Records with drawing code
----------------------------------------
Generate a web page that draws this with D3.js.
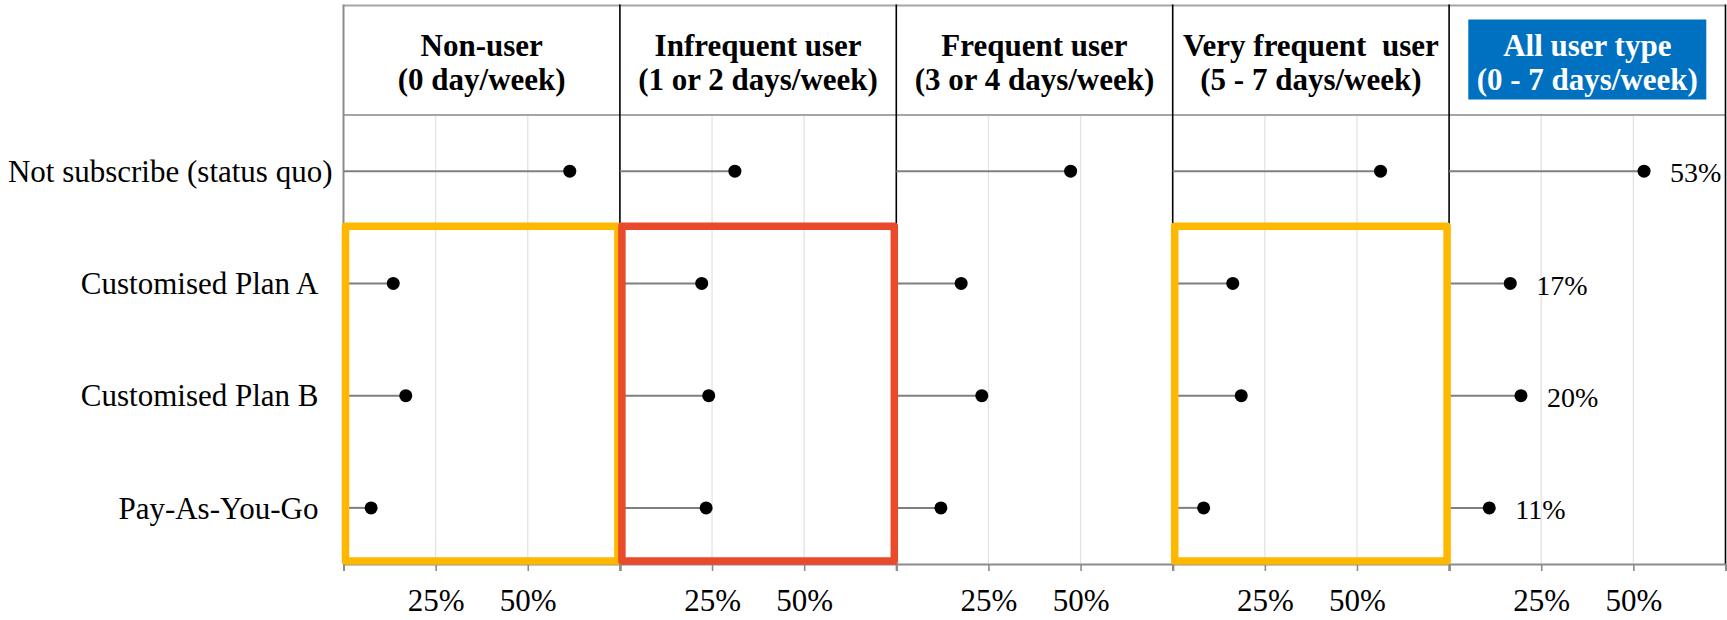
<!DOCTYPE html>
<html>
<head>
<meta charset="utf-8">
<script src="https://cdn.jsdelivr.net/npm/d3@7"></script>
<style>
  html, body { margin: 0; padding: 0; background: #fff; }
  svg { display: block; }
  text { font-family: "Liberation Serif", "Times New Roman", serif; white-space: pre; }
</style>
</head>
<body>
<svg id="chart" width="1727" height="620"></svg>
<script>
// ---------- data ----------
const categories = ["Not subscribe (status quo)", "Customised Plan A", "Customised Plan B", "Pay-As-You-Go"];
const panelTitleLine1 = ["Non-user", "Infrequent user", "Frequent user", "Very frequent  user", "All user type"];
const panelTitleLine2 = ["(0 day/week)", "(1 or 2 days/week)", "(3 or 4 days/week)", "(5 - 7 days/week)", "(0 - 7 days/week)"];
const nonUser      = [0.614, 0.135, 0.169, 0.075];
const infrequent   = [0.312, 0.222, 0.241, 0.234];
const frequent     = [0.473, 0.176, 0.232, 0.121];
const veryFrequent = [0.564, 0.163, 0.186, 0.084];
const allUsers     = [0.529, 0.166, 0.195, 0.109];
const tickValues = [0.25, 0.5];
const tickLabels = ["25%", "50%"];
const highlightPanels = [0, 1, 3];
const highlightColors = ["#FFB800", "#E84A2B", "#FFB800"];
const highlightRows = ["Customised Plan A", "Customised Plan B", "Pay-As-You-Go"];

const seriesByPanel = [nonUser, infrequent, frequent, veryFrequent, allUsers];

// ---------- layout ----------
const svg = d3.select("#chart");
const left = 343.5, right = 1725.5;
const headerTop = 5.5, headerBottom = 115, plotBottom = 564;
const nP = seriesByPanel.length;

const panelBand = d3.scaleBand().domain(d3.range(nP)).range([left, right]).padding(0);
const y = d3.scaleBand().domain(categories).range([headerBottom, plotBottom]).padding(0);
const xFor = i => d3.scaleLinear().domain([0, 0.75]).range([panelBand(i), panelBand(i) + panelBand.bandwidth()]);

const FS = 31;
const gridColor = "#e3e3e3";
const frameGrey = "#a6a6a6";

// gridlines
for (let i = 0; i < nP; i++) {
  const x = xFor(i);
  svg.append("g").selectAll("line").data(tickValues).join("line")
    .attr("x1", d => x(d)).attr("x2", d => x(d))
    .attr("y1", headerBottom).attr("y2", plotBottom)
    .attr("stroke", gridColor).attr("stroke-width", 1.3);
}

// header lines
svg.append("line").attr("x1", left).attr("x2", right).attr("y1", headerTop).attr("y2", headerTop)
  .attr("stroke", frameGrey).attr("stroke-width", 2);
svg.append("line").attr("x1", left).attr("x2", right).attr("y1", headerBottom).attr("y2", headerBottom)
  .attr("stroke", frameGrey).attr("stroke-width", 2);

// left border (grey)
svg.append("line").attr("x1", left).attr("x2", left).attr("y1", headerTop - 1).attr("y2", plotBottom)
  .attr("stroke", "#8c8c8c").attr("stroke-width", 2);

// separators (black)
for (let i = 1; i <= nP; i++) {
  const xs = i < nP ? panelBand(i) : right;
  svg.append("line").attr("x1", xs).attr("x2", xs).attr("y1", headerTop - 1).attr("y2", plotBottom)
    .attr("stroke", "#000").attr("stroke-width", 1.6);
}

// bottom axes
for (let i = 0; i < nP; i++) {
  const x = xFor(i);
  const axis = d3.axisBottom(x).tickValues([0, 0.25, 0.5, 0.75]).tickSize(7)
    .tickFormat(d => { const k = tickValues.indexOf(d); return k >= 0 ? tickLabels[k] : ""; });
  const g = svg.append("g").attr("transform", `translate(0,${plotBottom})`).call(axis);
  g.select(".domain").attr("stroke", "#8c8c8c").attr("stroke-width", 2);
  g.selectAll(".tick line").attr("stroke", "#8c8c8c").attr("stroke-width", 1.6);
  g.selectAll(".tick text").attr("font-size", FS).attr("fill", "#000").attr("dy", 0).attr("y", 47);
}

// row labels
const labelGap = [11, 25, 25, 25];
svg.append("g").selectAll("text").data(categories).join("text")
  .attr("x", (d, k) => left - labelGap[k])
  .attr("y", d => y(d) + y.bandwidth() / 2)
  .attr("dy", "0.35em")
  .attr("text-anchor", "end").attr("font-size", FS).attr("fill", "#000")
  .text(d => d);

// lollipops
for (let i = 0; i < nP; i++) {
  const x = xFor(i);
  const vals = seriesByPanel[i];
  const g = svg.append("g");
  g.selectAll("line").data(categories).join("line")
    .attr("x1", x(0)).attr("x2", (d, k) => x(vals[k]))
    .attr("y1", d => y(d) + y.bandwidth() / 2).attr("y2", d => y(d) + y.bandwidth() / 2)
    .attr("stroke", "#7f7f7f").attr("stroke-width", 2);
  g.selectAll("circle").data(categories).join("circle")
    .attr("cx", (d, k) => x(vals[k])).attr("cy", d => y(d) + y.bandwidth() / 2)
    .attr("r", 6.5).attr("fill", "#000");
}

// value labels on last panel
{
  const i = nP - 1, x = xFor(i), vals = seriesByPanel[i];
  svg.append("g").selectAll("text").data(categories).join("text")
    .attr("x", (d, k) => x(vals[k]) + 26)
    .attr("y", d => y(d) + y.bandwidth() / 2)
    .attr("dy", "0.4em")
    .attr("font-size", 28).attr("fill", "#000")
    .text((d, k) => d3.format(".0%")(vals[k]));
}

// header titles
for (let i = 0; i < nP; i++) {
  const cx = panelBand(i) + panelBand.bandwidth() / 2;
  const isAll = i === nP - 1;
  const g = svg.append("g");
  if (isAll) {
    g.append("rect").attr("x", cx - 119).attr("y", 19.5).attr("width", 238).attr("height", 80)
      .attr("fill", "#0070C0");
  }
  g.append("text").attr("x", cx).attr("y", 56).attr("text-anchor", "middle")
    .attr("font-weight", "bold").attr("font-size", FS).attr("fill", isAll ? "#fff" : "#000")
    .text(panelTitleLine1[i]);
  g.append("text").attr("x", cx).attr("y", 90).attr("text-anchor", "middle")
    .attr("font-weight", "bold").attr("font-size", FS).attr("fill", isAll ? "#fff" : "#000")
    .text(panelTitleLine2[i]);
}

// highlight boxes
const sw = 7.5;
highlightPanels.forEach((p, j) => {
  const x0 = panelBand(p), x1 = panelBand(p) + panelBand.bandwidth();
  const y0 = y(highlightRows[0]), y1 = plotBottom;
  svg.append("rect")
    .attr("x", x0 + 2).attr("y", y0 - 1)
    .attr("width", x1 - x0 - 4).attr("height", y1 - y0 - 2)
    .attr("fill", "none").attr("stroke", highlightColors[j]).attr("stroke-width", sw)
    .attr("stroke-linejoin", "round");
});
</script>
</body>
</html>
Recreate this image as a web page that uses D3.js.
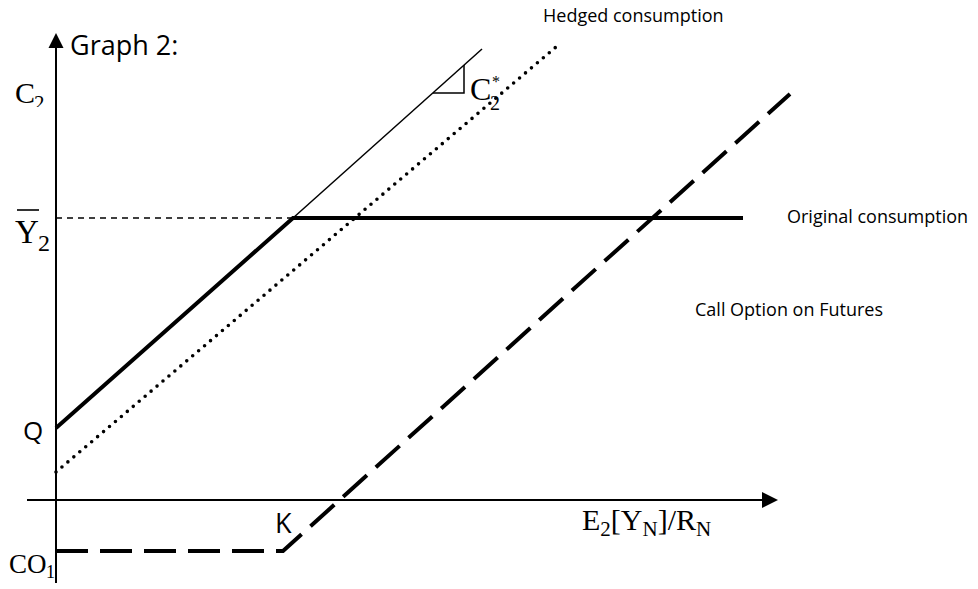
<!DOCTYPE html>
<html>
<head>
<meta charset="utf-8">
<script src="https://cdn.jsdelivr.net/npm/d3@7"></script>
<style>
  html, body { margin: 0; padding: 0; background: #fff; }
  svg { display: block; }
  .sans { font-family: "Open Sans", sans-serif; fill: #000; }
  .serif { font-family: "Liberation Serif", "DejaVu Serif", serif; fill: #000; }
</style>
</head>
<body>
<svg id="chart" width="978" height="589"></svg>
<script>
// ---------- data (abstract diagram units) ----------
const axisXExtent = [-0.58, 14.44];       // horizontal axis, from left stub to arrow tip
const axisYExtent = [-1.66, 9.34];        // vertical axis, from bottom stub to arrow tip
const originalX = [0, 4.74, 13.74];       // original consumption (thick)
const originalY = [1.44, 5.64, 5.64];
const thinX = [4.74, 8.52];               // continuation of 45° line (thin)
const thinY = [5.64, 9.02];
const hedgedX = [0, 10.0];                // hedged consumption (dotted)
const hedgedY = [0.56, 9.06];
const callX = [0, 4.54, 14.68];           // call option on futures (dashed)
const callY = [-1.02, -1.02, 8.12];
const guideX = [0, 4.74];                 // Ybar guide (thin dashed)
const guideY = [5.64, 5.64];
const triX = [7.54, 8.16, 8.16];          // slope triangle C2*
const triY = [8.14, 8.14, 8.70];
const seriesLabels = ["Hedged consumption", "Original consumption", "Call Option on Futures"];

// ---------- scales ----------
const x = d3.scaleLinear().domain([0, 15]).range([56, 806]);
const y = d3.scaleLinear().domain([0, 9]).range([500, 50]);

const svg = d3.select("#chart");
const line = d3.line().x(d => x(d[0])).y(d => y(d[1]));
const pts = (xs, ys) => xs.map((v, i) => [v, ys[i]]);

// ---------- axes ----------
svg.append("line")
  .attr("x1", x(axisXExtent[0])).attr("x2", x(axisXExtent[1]) - 10)
  .attr("y1", y(0)).attr("y2", y(0))
  .attr("stroke", "#000").attr("stroke-width", 2);
svg.append("path")
  .attr("d", `M${x(axisXExtent[1])},${y(0)} L${x(axisXExtent[1]) - 16},${y(0) - 8} L${x(axisXExtent[1]) - 16},${y(0) + 8} Z`)
  .attr("fill", "#000");
svg.append("line")
  .attr("x1", x(0)).attr("x2", x(0))
  .attr("y1", y(axisYExtent[0])).attr("y2", y(axisYExtent[1]) + 10)
  .attr("stroke", "#000").attr("stroke-width", 2);
svg.append("path")
  .attr("d", `M${x(0)},${y(axisYExtent[1])} L${x(0) - 7.5},${y(axisYExtent[1]) + 15} L${x(0) + 7.5},${y(axisYExtent[1]) + 15} Z`)
  .attr("fill", "#000");

// ---------- guide line ----------
svg.append("path").attr("d", line(pts(guideX, guideY)))
  .attr("fill", "none").attr("stroke", "#000").attr("stroke-width", 1.3)
  .attr("stroke-dasharray", "6,5");

// ---------- series ----------
svg.append("path").attr("d", line(pts(thinX, thinY)))
  .attr("fill", "none").attr("stroke", "#000").attr("stroke-width", 1.5);

svg.append("path").attr("d", line(pts(originalX, originalY)))
  .attr("fill", "none").attr("stroke", "#000").attr("stroke-width", 4)
  .attr("stroke-linejoin", "miter");

svg.append("path").attr("d", line(pts(hedgedX, hedgedY)))
  .attr("fill", "none").attr("stroke", "#000").attr("stroke-width", 3.6)
  .attr("stroke-linecap", "round").attr("stroke-dasharray", "0,7.8");

svg.append("path").attr("d", line(pts(callX, callY)))
  .attr("fill", "none").attr("stroke", "#000").attr("stroke-width", 4)
  .attr("stroke-dasharray", "32,12");

svg.append("path").attr("d", line(pts(triX, triY)))
  .attr("fill", "none").attr("stroke", "#000").attr("stroke-width", 1.5);

// ---------- text ----------
svg.append("text").attr("class", "sans").attr("x", 70).attr("y", 55)
  .attr("font-size", 27).text("Graph 2:");

// C2 (clipped at bottom as in the original)
svg.append("clipPath").attr("id", "c2clip").append("rect")
  .attr("x", 0).attr("y", 60).attr("width", 60).attr("height", 47);
const c2 = svg.append("g").attr("clip-path", "url(#c2clip)");
c2.append("text").attr("class", "serif").attr("x", 15).attr("y", 103).attr("font-size", 30).text("C");
c2.append("text").attr("class", "serif").attr("x", 34).attr("y", 110).attr("font-size", 21).text("2");

// Ybar2
svg.append("text").attr("class", "serif").attr("x", 15).attr("y", 243).attr("font-size", 33).text("Y");
svg.append("line").attr("x1", 17).attr("x2", 39).attr("y1", 210).attr("y2", 210)
  .attr("stroke", "#000").attr("stroke-width", 1.6);
svg.append("text").attr("class", "serif").attr("x", 38).attr("y", 251).attr("font-size", 24).text("2");

// Q
svg.append("text").attr("class", "sans").attr("x", 23).attr("y", 440).attr("font-size", 26).text("Q");

// CO1
svg.append("text").attr("class", "serif").attr("x", 9).attr("y", 573).attr("font-size", 27).text("CO");
svg.append("text").attr("class", "serif").attr("x", 46).attr("y", 578).attr("font-size", 18).text("1");

// K
svg.append("text").attr("class", "sans").attr("x", 275).attr("y", 533).attr("font-size", 27).text("K");

// C2*
svg.append("text").attr("class", "serif").attr("x", 470).attr("y", 100).attr("font-size", 32).text("C");
svg.append("text").attr("class", "serif").attr("x", 492).attr("y", 87).attr("font-size", 16).text("*");
svg.append("text").attr("class", "serif").attr("x", 490).attr("y", 110).attr("font-size", 20).text("2");

// x-axis label E2[YN]/RN
const xl = svg.append("text").attr("class", "serif").attr("x", 582).attr("y", 530).attr("font-size", 30);
xl.append("tspan").text("E");
xl.append("tspan").attr("font-size", 21).attr("dy", 6).text("2");
xl.append("tspan").attr("dy", -6).text("[Y");
xl.append("tspan").attr("font-size", 21).attr("dy", 6).text("N");
xl.append("tspan").attr("dy", -6).text("]/R");
xl.append("tspan").attr("font-size", 21).attr("dy", 6).text("N");

// series labels
svg.append("text").attr("class", "sans").attr("x", 543).attr("y", 22).attr("font-size", 18).text(seriesLabels[0]);
svg.append("text").attr("class", "sans").attr("x", 787).attr("y", 223).attr("font-size", 18).text(seriesLabels[1]);
svg.append("text").attr("class", "sans").attr("x", 695).attr("y", 316).attr("font-size", 18).text(seriesLabels[2]);
</script>
</body>
</html>
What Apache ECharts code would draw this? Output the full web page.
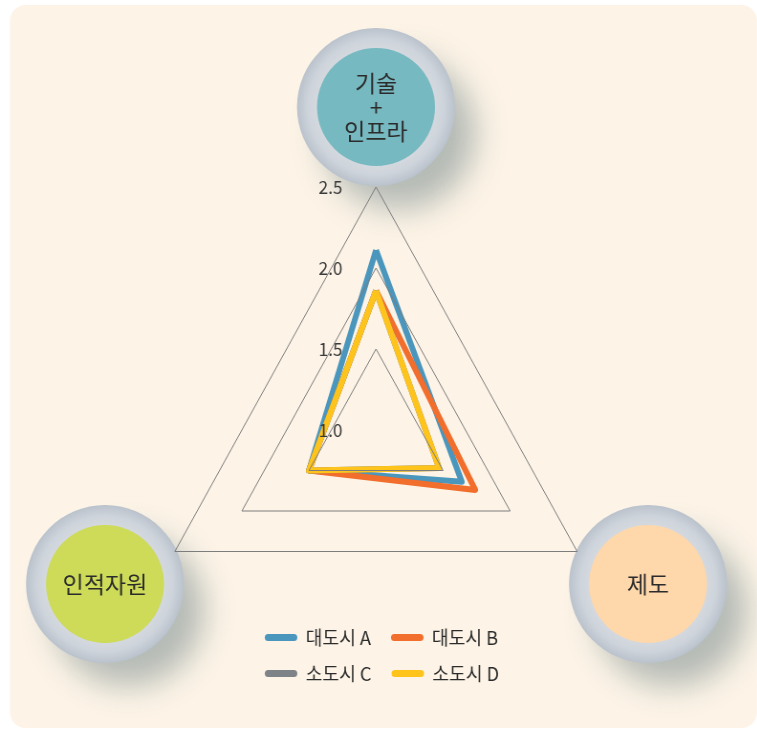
<!DOCTYPE html>
<html>
<head>
<meta charset="utf-8">
<script src="https://cdn.jsdelivr.net/npm/echarts@6/dist/echarts.min.js"></script>
<style>
html, body { margin: 0; padding: 0; background: #fff; overflow: hidden; }
/* the original figure is squeezed a little horizontally */
#chart { width: 792px; height: 729px; transform: scaleX(0.956); transform-origin: 0 0; }
</style>
</head>
<body>
<div id="chart"></div>
<script>
// 축 (위 -> 왼쪽 -> 오른쪽)
var indicatorNames = ['기술+인프라', '인적자원', '제도'];
var badgeTexts = ['기술\n+\n인프라', '인적자원', '제도'];
var seriesNames = ['대도시 A', '대도시 B', '소도시 C', '소도시 D'];
var valuesA = [2.11, 1.5, 1.64];
var valuesB = [1.86, 1.5, 1.74];
var valuesC = [1.86, 1.5, 1.47];
var valuesD = [1.86, 1.5, 1.47];
var axisMin = 1.0;
var axisMax = 2.5;
var axisInterval = 0.5;

var lineColors = ['#4a96bd', '#f26e2c', '#7e8387', '#fec41c'];
var badgeColors = ['#77b9c1', '#cddb59', '#fed7ab'];
var FONT = '"Noto Sans CJK KR", "Noto Sans", sans-serif';
var SX = 0.956;

var ringFill = {
    type: 'radial', x: 0.5, y: 0.5, r: 0.5,
    colorStops: [
        { offset: 0.72, color: '#d5dae0' },
        { offset: 0.86, color: '#ced4db' },
        { offset: 1, color: '#bac2cc' }
    ]
};

function makeBadge(cx, cy, fill, label) {
    return {
        type: 'group', x: cx / SX, y: cy, scaleX: 1 / SX, z: 100,
        children: [
            { type: 'circle', shape: { r: 76 }, style: { fill: '#cdd3da', shadowBlur: 32, shadowOffsetX: 24, shadowOffsetY: 26, shadowColor: 'rgba(90,115,120,0.45)' } },
            { type: 'circle', shape: { r: 79 }, style: { fill: ringFill } },
            { type: 'circle', shape: { r: 59 }, style: { fill: fill } },
            { type: 'text', style: { text: label, x: 0, y: 0, align: 'center', verticalAlign: 'middle', fontSize: 23, lineHeight: 24, fontFamily: FONT, fill: '#2b2b2b' } }
        ]
    };
}

var indicators = [];
for (var i = 0; i < indicatorNames.length; i++) {
    indicators.push({ name: indicatorNames[i], min: axisMin, max: axisMax });
}
indicators[0].axisLabel = {
    show: true, margin: 35, fontSize: 18, color: '#3a3a3a', fontFamily: FONT,
    formatter: function (v) { return v.toFixed(1); }
};

var allValues = [valuesA, valuesB, valuesC, valuesD];
var seriesData = [];
for (var k = 0; k < seriesNames.length; k++) {
    seriesData.push({
        name: seriesNames[k],
        value: allValues[k],
        lineStyle: { color: lineColors[k], width: 6 },
        itemStyle: { color: lineColors[k] }
    });
}

var legendBase = {
    left: 260 / SX, orient: 'horizontal', itemWidth: 35.5, itemHeight: 7, itemGap: 21,
    icon: 'path://M3.5,0 H30.5 A3.5,3.5 0 0 1 30.5,7 H3.5 A3.5,3.5 0 0 1 3.5,0 Z',
    textStyle: { fontSize: 19, color: '#2b2b2b', fontFamily: FONT, padding: [0, 0, 0, 3] }
};

var chart = echarts.init(document.getElementById('chart'));
chart.setOption({
    backgroundColor: '#fff',
    animation: false,
    graphic: [
        { type: 'rect', z: -10, shape: { x: 10 / SX, y: 5, width: 747 / SX, height: 723, r: 16 }, style: { fill: '#fdf4e7' } },
        makeBadge(376, 107, badgeColors[0], badgeTexts[0]),
        makeBadge(105, 584, badgeColors[1], badgeTexts[1]),
        makeBadge(648, 584, badgeColors[2], badgeTexts[2])
    ],
    legend: [
        Object.assign({}, legendBase, { top: 623, data: [seriesNames[0], seriesNames[1]] }),
        Object.assign({}, legendBase, { top: 659, data: [seriesNames[2], seriesNames[3]] })
    ],
    radar: {
        z: 3,
        center: [376 / SX, 430],
        radius: 243,
        startAngle: 90,
        splitNumber: 3,
        shape: 'polygon',
        indicator: indicators,
        axisName: { show: false },
        axisLine: { show: false },
        axisTick: { show: false },
        axisLabel: { show: false },
        splitLine: { lineStyle: { color: '#7d7d7d', width: 1 } },
        splitArea: { show: false }
    },
    series: [{
        type: 'radar',
        z: 2,
        symbol: 'none',
        data: seriesData
    }]
});
</script>
</body>
</html>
----------------------------------------
Print the line above containing "Recreate this image", the line containing "const y = d3.scaleLinear().domain([0, 9]).range([500, 50]);", and everything between them, exactly as written. Pictures stay out.

Recreate this image as a web page that uses D3.js.
<!DOCTYPE html>
<html>
<head>
<meta charset="utf-8">
<script src="https://cdn.jsdelivr.net/npm/d3@7"></script>
<style>
  html, body { margin: 0; padding: 0; background: #fff; }
  svg { display: block; }
  .sans { font-family: "Open Sans", sans-serif; fill: #000; }
  .serif { font-family: "Liberation Serif", "DejaVu Serif", serif; fill: #000; }
</style>
</head>
<body>
<svg id="chart" width="978" height="589"></svg>
<script>
// ---------- data (abstract diagram units) ----------
const axisXExtent = [-0.58, 14.44];       // horizontal axis, from left stub to arrow tip
const axisYExtent = [-1.66, 9.34];        // vertical axis, from bottom stub to arrow tip
const originalX = [0, 4.74, 13.74];       // original consumption (thick)
const originalY = [1.44, 5.64, 5.64];
const thinX = [4.74, 8.52];               // continuation of 45° line (thin)
const thinY = [5.64, 9.02];
const hedgedX = [0, 10.0];                // hedged consumption (dotted)
const hedgedY = [0.56, 9.06];
const callX = [0, 4.54, 14.68];           // call option on futures (dashed)
const callY = [-1.02, -1.02, 8.12];
const guideX = [0, 4.74];                 // Ybar guide (thin dashed)
const guideY = [5.64, 5.64];
const triX = [7.54, 8.16, 8.16];          // slope triangle C2*
const triY = [8.14, 8.14, 8.70];
const seriesLabels = ["Hedged consumption", "Original consumption", "Call Option on Futures"];

// ---------- scales ----------
const x = d3.scaleLinear().domain([0, 15]).range([56, 806]);
const y = d3.scaleLinear().domain([0, 9]).range([500, 50]);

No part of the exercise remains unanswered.